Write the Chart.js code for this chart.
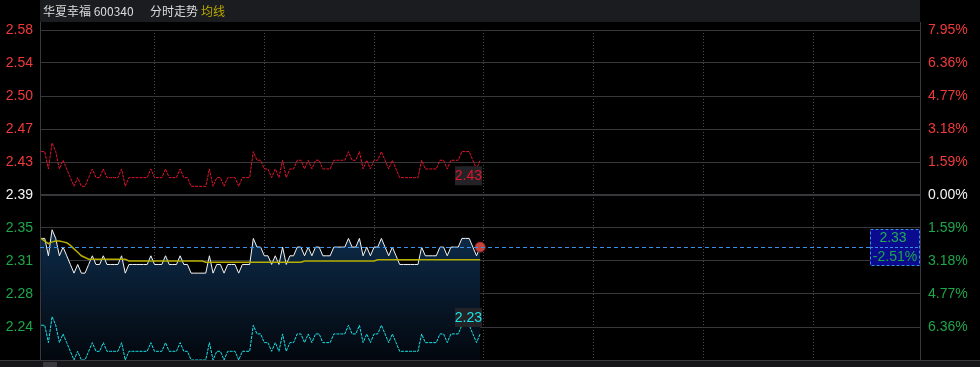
<!DOCTYPE html>
<html>
<head>
<meta charset="utf-8">
<script src="https://cdn.jsdelivr.net/npm/chart.js@4.4.1/dist/chart.umd.min.js"></script>
<style>
  html, body { margin: 0; padding: 0; background: #000; overflow: hidden; }
</style>
</head>
<body>
<canvas id="chart" width="980" height="367"></canvas>
<script>
// 分时数据 (9:30 - 11:30, one point per minute)
const preClose = 2.39;
const price = [
  2.34,2.34,2.32,2.35,2.34,2.32,2.33,2.32,2.31,2.30,
  2.31,2.30,2.30,2.31,2.32,2.31,2.31,2.32,2.31,2.31,
  2.31,2.31,2.32,2.30,2.31,2.31,2.31,2.31,2.31,2.31,
  2.32,2.31,2.31,2.31,2.32,2.31,2.31,2.31,2.32,2.31,
  2.31,2.30,2.30,2.30,2.30,2.30,2.32,2.30,2.31,2.31,
  2.30,2.31,2.31,2.31,2.30,2.31,2.31,2.31,2.34,2.33,
  2.33,2.32,2.32,2.31,2.32,2.31,2.33,2.31,2.32,2.32,
  2.33,2.33,2.32,2.33,2.32,2.33,2.33,2.32,2.32,2.32,
  2.33,2.33,2.33,2.33,2.34,2.33,2.33,2.34,2.32,2.33,
  2.32,2.33,2.33,2.34,2.33,2.32,2.33,2.32,2.31,2.31,
  2.31,2.31,2.31,2.31,2.33,2.32,2.32,2.32,2.32,2.33,
  2.33,2.32,2.33,2.33,2.33,2.34,2.34,2.34,2.33,2.32,
  2.33
];
const avgPrice = [
  2.340,2.337,2.334,2.336,2.337,2.337,2.336,2.335,2.332,2.328,
  2.324,2.320,2.318,2.316,2.316,2.316,2.316,2.316,2.316,2.316,
  2.316,2.316,2.316,2.316,2.314,2.314,2.314,2.314,2.314,2.314,
  2.314,2.314,2.314,2.314,2.314,2.314,2.314,2.314,2.314,2.314,
  2.314,2.314,2.314,2.314,2.314,2.3125,2.3125,2.3125,2.3125,2.3125,
  2.3125,2.3125,2.3125,2.3125,2.3125,2.3125,2.3125,2.3125,2.3125,2.3125,
  2.3125,2.3125,2.3125,2.3125,2.3125,2.3125,2.3125,2.3125,2.3125,2.3125,
  2.3125,2.3125,2.314,2.314,2.314,2.314,2.314,2.314,2.314,2.314,
  2.314,2.314,2.314,2.314,2.314,2.314,2.314,2.314,2.314,2.314,
  2.314,2.314,2.3155,2.3155,2.3155,2.3155,2.3155,2.3155,2.3155,2.3155,
  2.3155,2.3155,2.3155,2.3155,2.3155,2.3155,2.3155,2.3155,2.3155,2.3155,
  2.3155,2.3155,2.3155,2.3155,2.3155,2.3155,2.3155,2.3155,2.3155,2.3155,
  2.3155
];
const upperLine = [
  2.44,2.44,2.42,2.45,2.44,2.42,2.43,2.42,2.41,2.40,
  2.41,2.40,2.40,2.41,2.42,2.41,2.41,2.42,2.41,2.41,
  2.41,2.41,2.42,2.40,2.41,2.41,2.41,2.41,2.41,2.41,
  2.42,2.41,2.41,2.41,2.42,2.41,2.41,2.41,2.42,2.41,
  2.41,2.40,2.40,2.40,2.40,2.40,2.42,2.40,2.41,2.41,
  2.40,2.41,2.41,2.41,2.40,2.41,2.41,2.41,2.44,2.43,
  2.43,2.42,2.42,2.41,2.42,2.41,2.43,2.41,2.42,2.42,
  2.43,2.43,2.42,2.43,2.42,2.43,2.43,2.42,2.42,2.42,
  2.43,2.43,2.43,2.43,2.44,2.43,2.43,2.44,2.42,2.43,
  2.42,2.43,2.43,2.44,2.43,2.42,2.43,2.42,2.41,2.41,
  2.41,2.41,2.41,2.41,2.43,2.42,2.42,2.42,2.42,2.43,
  2.43,2.42,2.43,2.43,2.43,2.44,2.44,2.44,2.43,2.42,
  2.43
];
const lowerLine = [
  2.24,2.24,2.22,2.25,2.24,2.22,2.23,2.22,2.21,2.20,
  2.21,2.20,2.20,2.21,2.22,2.21,2.21,2.22,2.21,2.21,
  2.21,2.21,2.22,2.20,2.21,2.21,2.21,2.21,2.21,2.21,
  2.22,2.21,2.21,2.21,2.22,2.21,2.21,2.21,2.22,2.21,
  2.21,2.20,2.20,2.20,2.20,2.20,2.22,2.20,2.21,2.21,
  2.20,2.21,2.21,2.21,2.20,2.21,2.21,2.21,2.24,2.23,
  2.23,2.22,2.22,2.21,2.22,2.21,2.23,2.21,2.22,2.22,
  2.23,2.23,2.22,2.23,2.22,2.23,2.23,2.22,2.22,2.22,
  2.23,2.23,2.23,2.23,2.24,2.23,2.23,2.24,2.22,2.23,
  2.22,2.23,2.23,2.24,2.23,2.22,2.23,2.22,2.21,2.21,
  2.21,2.21,2.21,2.21,2.23,2.22,2.22,2.22,2.22,2.23,
  2.23,2.22,2.23,2.23,2.23,2.24,2.24,2.24,2.23,2.22,
  2.23
];
const priceTicks = ['2.58','2.54','2.50','2.47','2.43','2.39','2.35','2.31','2.28','2.24'];
const pctTicks = ['7.95%','6.36%','4.77%','3.18%','1.59%','0.00%','1.59%','3.18%','4.77%','6.36%'];
const timeGrid = [31, 61, 91, 121, 151, 181, 211];

const step = preClose * 0.0159;
const yMin = preClose - 5 * step;
const yMax = preClose + 5 * step;
const RED = '#f03a3a', GREEN = '#1ea64a', WHITE = '#f4f4f4';
const tickColor = i => i < 5 ? RED : (i === 5 ? WHITE : GREEN);
const toXY = arr => arr.map((v, i) => ({ x: i, y: v }));
const last = price.length - 1;
const FONT = 'Liberation Sans';

const decor = {
  id: 'decor',
  beforeDraw(chart) {
    const { ctx, chartArea: a } = chart;
    ctx.save();
    ctx.fillStyle = '#000';
    ctx.fillRect(0, 0, chart.width, chart.height);
    // title bar
    ctx.fillStyle = '#1b1c1f';
    ctx.fillRect(a.left, 0, a.right - a.left, 22);
    // bottom strip
    ctx.fillStyle = '#17171a';
    ctx.fillRect(0, a.bottom, chart.width, chart.height - a.bottom);
    ctx.fillStyle = '#38383d';
    ctx.fillRect(a.left + 3, a.bottom + 2, 14, 5);
    ctx.strokeStyle = '#3a3a3e';
    ctx.lineWidth = 1;
    ctx.beginPath();
    ctx.moveTo(a.left + 0.5, 22); ctx.lineTo(a.left + 0.5, a.top);
    ctx.moveTo(a.right + 0.5, 22); ctx.lineTo(a.right + 0.5, a.top);
    ctx.moveTo(0, a.bottom + 0.5); ctx.lineTo(chart.width, a.bottom + 0.5);
    ctx.stroke();
    // title text
    ctx.font = '12px "Noto Sans CJK SC"';
    ctx.textBaseline = 'middle';
    ctx.fillStyle = '#dcdcdc';
    ctx.fillText('华夏幸福 600340', a.left + 3, 11);
    ctx.fillText('分时走势', a.left + 110, 11);
    ctx.fillStyle = '#b8aa00';
    ctx.fillText('均线', a.left + 161, 11);
    ctx.restore();
  },
  afterDatasetsDraw(chart) {
    const { ctx, chartArea: a, scales } = chart;
    ctx.save();
    // current price dashed line + box
    const py = Math.round(scales.y.getPixelForValue(price[last])) + 0.5;
    const boxW = 50, boxH = 36, boxX = a.right - boxW;
    ctx.strokeStyle = '#3a8fe6';
    ctx.lineWidth = 1;
    ctx.setLineDash([4, 3]);
    ctx.beginPath();
    ctx.moveTo(a.left, py); ctx.lineTo(boxX, py);
    ctx.stroke();
    ctx.setLineDash([]);
    ctx.fillStyle = '#0b0b8f';
    ctx.fillRect(boxX, py - boxH / 2, boxW, boxH);
    ctx.setLineDash([3, 2]);
    ctx.strokeRect(boxX + 0.5, py - boxH / 2, boxW - 1, boxH);
    ctx.beginPath();
    ctx.moveTo(boxX, py); ctx.lineTo(a.right, py);
    ctx.stroke();
    ctx.setLineDash([]);
    ctx.font = '14px "' + FONT + '"';
    ctx.textAlign = 'center';
    ctx.textBaseline = 'middle';
    ctx.fillStyle = '#22aa5a';
    ctx.fillText(price[last].toFixed(2), boxX + boxW / 2 - 2, py - 9);
    ctx.fillStyle = GREEN;
    const pct = (price[last] - preClose) / preClose * 100;
    ctx.fillText(pct.toFixed(2) + '%', boxX + boxW / 2, py + 10);

    // end labels for upper and lower lines
    const up = chart.getDatasetMeta(1).data[last];
    const lo = chart.getDatasetMeta(2).data[last];
    const lx = Math.round(up.x) + 2;
    ctx.textAlign = 'right';
    ctx.fillStyle = '#232327';
    ctx.fillRect(lx - 27, up.y + 6, 27, 19);
    ctx.fillRect(lx - 27, lo.y - 26, 27, 19);
    ctx.fillStyle = '#e3142d';
    ctx.fillText(upperLine[last].toFixed(2), lx, up.y + 16);
    ctx.fillStyle = '#19e3e8';
    ctx.fillText(lowerLine[last].toFixed(2), lx, lo.y - 16);
    ctx.restore();
  }
};

new Chart(document.getElementById('chart'), {
  type: 'line',
  data: {
    datasets: [
      { label: '均线', data: toXY(avgPrice), borderColor: '#b8b000', borderWidth: 1.5, pointRadius: 0 },
      { label: 'upper', data: toXY(upperLine), borderColor: '#e3142d', borderWidth: 1, borderDash: [3, 1], pointRadius: 0 },
      { label: 'lower', data: toXY(lowerLine), borderColor: '#19e3e8', borderWidth: 1, borderDash: [3, 1], pointRadius: 0 },
      {
        label: '价格', data: toXY(price), borderColor: WHITE, borderWidth: 1, fill: 'start',
        backgroundColor(c) {
          const { ctx, chartArea, scales } = c.chart;
          if (!chartArea) return 'transparent';
          const g = ctx.createLinearGradient(0, scales.y.getPixelForValue(Math.max(...price)), 0, chartArea.bottom);
          g.addColorStop(0, '#0d2c4b');
          g.addColorStop(1, '#03070d');
          return g;
        },
        pointRadius: c => c.dataIndex === last ? 5 : 0,
        pointBackgroundColor: '#c4443c',
        pointBorderColor: '#8f2424',
        pointBorderWidth: 1
      }
    ]
  },
  options: {
    responsive: false,
    animation: false,
    devicePixelRatio: 1,
    layout: { padding: { top: 30, bottom: 7, left: 0, right: 0 } },
    elements: { line: { tension: 0 } },
    plugins: { legend: { display: false }, tooltip: { enabled: false } },
    scales: {
      x: {
        type: 'linear', min: -0.3, max: 240.2,
        afterBuildTicks(s) { s.ticks = timeGrid.map(v => ({ value: v })); },
        ticks: { display: false },
        grid: { drawTicks: false, color: '#4a4a50' },
        border: { display: true, color: '#3a3a3e', dash: [1, 2] },
        afterFit(s) { s.height = 0; s.paddingLeft = 0; s.paddingRight = 0; }
      },
      y: {
        position: 'left', min: yMin, max: yMax,
        afterBuildTicks(s) { s.ticks = priceTicks.map((_, k) => ({ value: preClose + (5 - k) * step })); },
        ticks: {
          autoSkip: false, padding: 7,
          callback: (v, i) => priceTicks[i],
          color: c => tickColor(c.index),
          font: { family: FONT, size: 14 }
        },
        grid: { drawTicks: false, color: '#38383c', lineWidth: c => c.index === 5 ? 2 : 1 },
        border: { color: '#3a3a3e' },
        afterFit(s) { s.width = 40; s.paddingTop = 0; s.paddingBottom = 0; }
      },
      y2: {
        position: 'right', min: yMin, max: yMax,
        afterBuildTicks(s) { s.ticks = pctTicks.map((_, k) => ({ value: preClose + (5 - k) * step })); },
        ticks: {
          autoSkip: false, padding: 8,
          callback: (v, i) => pctTicks[i],
          color: c => tickColor(c.index),
          font: { family: FONT, size: 14 }
        },
        grid: { display: false, drawTicks: false },
        border: { color: '#3a3a3e' },
        afterFit(s) { s.width = 60; s.paddingTop = 0; s.paddingBottom = 0; }
      }
    }
  },
  plugins: [decor]
});
</script>
</body>
</html>
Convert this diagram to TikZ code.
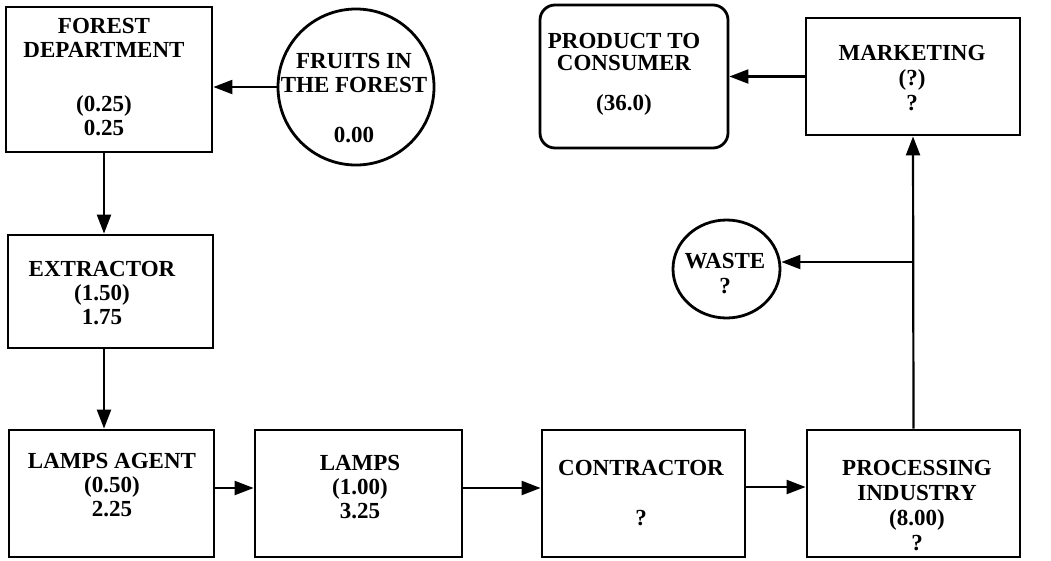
\documentclass[tikz,border=0pt]{standalone}
\usepackage{fontspec}
\setmainfont{Liberation Serif}
\usetikzlibrary{arrows.meta,calc,shapes.geometric}
\begin{document}
\begin{tikzpicture}[x=1pt,y=-1pt,
  box/.style={draw, line width=2.8pt, inner sep=0pt},
  txt/.style={font=\fontsize{23}{24}\selectfont\bfseries, align=center, inner sep=0pt, anchor=north},
  arr/.style={line width=2.2pt, -{Triangle[length=19pt,width=14pt]}}]
\useasboundingbox (0,0) rectangle (1051,560);
% boxes
\node[box, minimum width=206pt, minimum height=145pt] (fd) at (109,79.5) {};
\node[box, circle, minimum size=156pt] (fr) at (356,87) {};
\node[box, minimum width=205pt, minimum height=113pt] (ex) at (110.5,291.5) {};
\node[box, minimum width=205pt, minimum height=127pt] (la) at (111.5,493.5) {};
\node[box, minimum width=207pt, minimum height=127pt] (lp) at (358.5,493.5) {};
\node[box, minimum width=203pt, minimum height=127pt] (co) at (643.5,493.5) {};
\node[box, minimum width=213pt, minimum height=127pt] (pi) at (913.5,493.5) {};
\node[box, ellipse, minimum width=107pt, minimum height=98pt] (ws) at (726.5,269) {};
\node[box, minimum width=214pt, minimum height=117pt] (mk) at (913,76.5) {};
\node[box, rounded corners=15pt, minimum width=188pt, minimum height=143pt] (pc) at (634,76.5) {};
% texts
\node[txt] (fdt) at (104,18) {FOREST\\DEPARTMENT\\[30pt](0.25)\\0.25};
\node[txt] (frt) at (354,53) {FRUITS IN\\THE FOREST\\[26pt]0.00};
\node[txt] (ext) at (102,261) {EXTRACTOR\\(1.50)\\1.75};
\node[txt] (lat) at (112,453) {LAMPS AGENT\\(0.50)\\2.25};
\node[txt] (lpt) at (360,455) {LAMPS\\(1.00)\\3.25};
\node[txt] (cot) at (641,460) {CONTRACTOR\\[26pt]?};
\node[txt, font=\fontsize{23}{25}\selectfont\bfseries] (pit) at (917,460) {PROCESSING\\INDUSTRY\\(8.00)\\?};
\node[txt, font=\fontsize{23}{25}\selectfont\bfseries] (wst) at (725,253) {WASTE\\?};
\node[txt, font=\fontsize{23}{25}\selectfont\bfseries] (mkt) at (912,45) {MARKETING\\(?)\\?};
\node[txt] (pct) at (624,33) {PRODUCT TO\\[-2pt]CONSUMER\\[16pt](36.0)};
% connectors
\draw[arr] (fr.west) -- (fr.west -| fd.east);
\draw[arr] (fd.south -| fdt.north) -- (ex.north -| fdt.north);
\draw[arr] (ex.south -| fdt.north) -- (la.north -| fdt.north);
\draw[arr] ([yshift=5.5pt]la.east) -- ([yshift=5.5pt]lp.west);
\draw[arr] ([yshift=5.5pt]lp.east) -- ([yshift=5.5pt]co.west);
\draw[arr] ([yshift=6.5pt]co.east) -- ([yshift=6.5pt]pi.west);
\draw[arr] (pi.north) -- (mk.south);
\coordinate (j) at (pi.north |- 0,262);
\draw[arr] (j) -- (j -| ws.east);
\draw[arr] (mk.west) -- (mk.west -| pc.east);
\end{tikzpicture}
\end{document}
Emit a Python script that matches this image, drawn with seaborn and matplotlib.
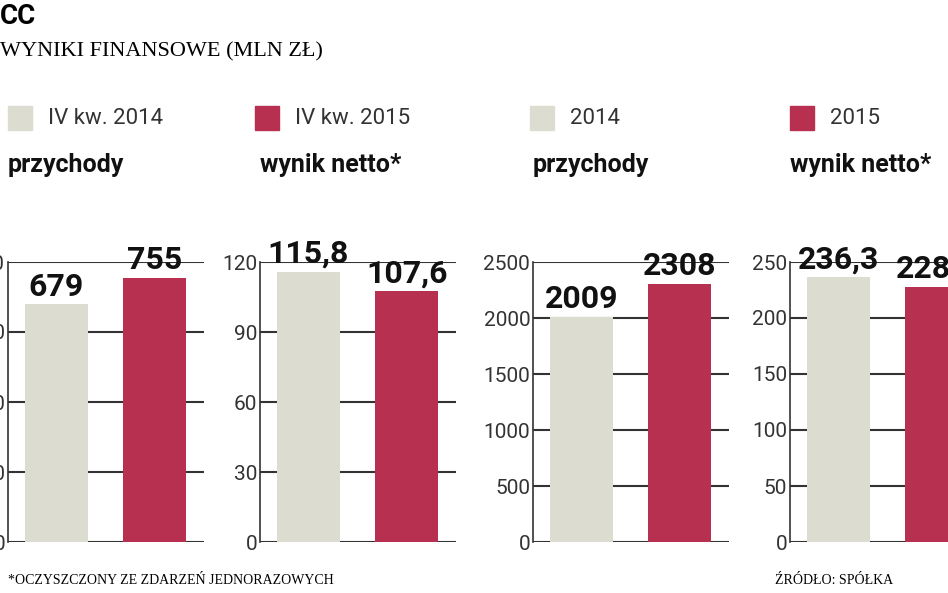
import matplotlib
matplotlib.use("Agg")
import matplotlib.pyplot as plt
import seaborn as sns
import pandas as pd

GRAY = "#dcdcd0"
RED = "#b8304f"

labels_q = ["IV kw. 2014", "IV kw. 2015"]
labels_y = ["2014", "2015"]
rev_q = [679, 755]
net_q = [115.8, 107.6]
rev_y = [2009, 2308]
net_y = [236.3, 228.0]

panels = [
    ("przychody", labels_q, rev_q, [0, 200, 400, 600, 800], 8),
    ("wynik netto*", labels_q, net_q, [0, 30, 60, 90, 120], 260),
    ("przychody", labels_y, rev_y, [0, 500, 1000, 1500, 2000, 2500], 533),
    ("wynik netto*", labels_y, net_y, [0, 50, 100, 150, 200, 250], 790),
]

plt.rcParams["font.family"] = "Roboto"
W, H = 948, 593
fig = plt.figure(figsize=(9.48, 5.93), dpi=100)
fig.patch.set_facecolor("white")

bottom, top = 542, 262
for title, cats, vals, ticks, ax_x in panels:
    ax = fig.add_axes([ax_x / W, 1 - bottom / H, 196 / W, (bottom - top) / H])
    df = pd.DataFrame({"cat": cats, "val": vals})
    sns.barplot(data=df, x="cat", y="val", hue="cat", palette=[GRAY, RED],
                saturation=1, width=0.64, legend=False, ax=ax, zorder=2)
    ax.set_xlim(-0.49, 1.5)
    ax.set_ylim(0, ticks[-1])
    ax.set_yticks(ticks)
    ax.set_yticklabels([str(t) for t in ticks], fontsize=15, color="#333333")
    ax.set_xticks([])
    ax.set_xlabel("")
    ax.set_ylabel("")
    ax.tick_params(axis="y", length=0, pad=2)
    for t in ticks:
        ax.axhline(t, color="#333333", lw=1.5, zorder=1)
    for s in ["top", "right", "bottom"]:
        ax.spines[s].set_visible(False)
    ax.spines["left"].set_color("#333333")
    ax.spines["left"].set_linewidth(1.2)
    for i, v in enumerate(vals):
        txt = f"{v:.1f}".replace(".", ",") if isinstance(v, float) else str(v)
        ax.text(i, v + ticks[-1] * 0.01, txt, ha="center", va="bottom",
                fontsize=23, fontweight="bold", color="#111111", clip_on=False)
    fig.text(ax_x / W, 1 - 165 / H, title, fontsize=18, fontweight="bold",
             va="center", ha="left", color="#111111")

# legend
legend_items = [(8, GRAY, "IV kw. 2014"), (255, RED, "IV kw. 2015"),
                (530, GRAY, "2014"), (790, RED, "2015")]
for x, c, lab in legend_items:
    fig.patches.append(plt.Rectangle((x / W, 1 - 130 / H), 24 / W, 24 / H,
                                     transform=fig.transFigure, color=c))
    fig.text((x + 40) / W, 1 - 118 / H, lab, fontsize=16, va="center",
             color="#333333")

fig.text(0.0, 1 - 16 / H, "CC", fontsize=20, fontweight="bold", va="center")
fig.text(0.0, 1 - 52 / H, "WYNIKI FINANSOWE (MLN ZŁ)", fontsize=16,
         family="Liberation Serif", va="center")
fig.text(8 / W, 1 - 580 / H, "*OCZYSZCZONY ZE ZDARZEŃ JEDNORAZOWYCH",
         fontsize=10, family="Liberation Serif", va="center")
fig.text(775 / W, 1 - 580 / H, "ŹRÓDŁO: SPÓŁKA",
         fontsize=10, family="Liberation Serif", va="center")

fig.savefig("out.png", dpi=100)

-*-

DO THIS
What's needed is an exact copy of the lines above from the one with "Emit a Python" through the one with "net_y = [236.3, 228.0]", both included; the pictures stay out.

WRITTEN RESPONSE
Emit a Python script that matches this image, drawn with seaborn and matplotlib.
import matplotlib
matplotlib.use("Agg")
import matplotlib.pyplot as plt
import seaborn as sns
import pandas as pd

GRAY = "#dcdcd0"
RED = "#b8304f"

labels_q = ["IV kw. 2014", "IV kw. 2015"]
labels_y = ["2014", "2015"]
rev_q = [679, 755]
net_q = [115.8, 107.6]
rev_y = [2009, 2308]
net_y = [236.3, 228.0]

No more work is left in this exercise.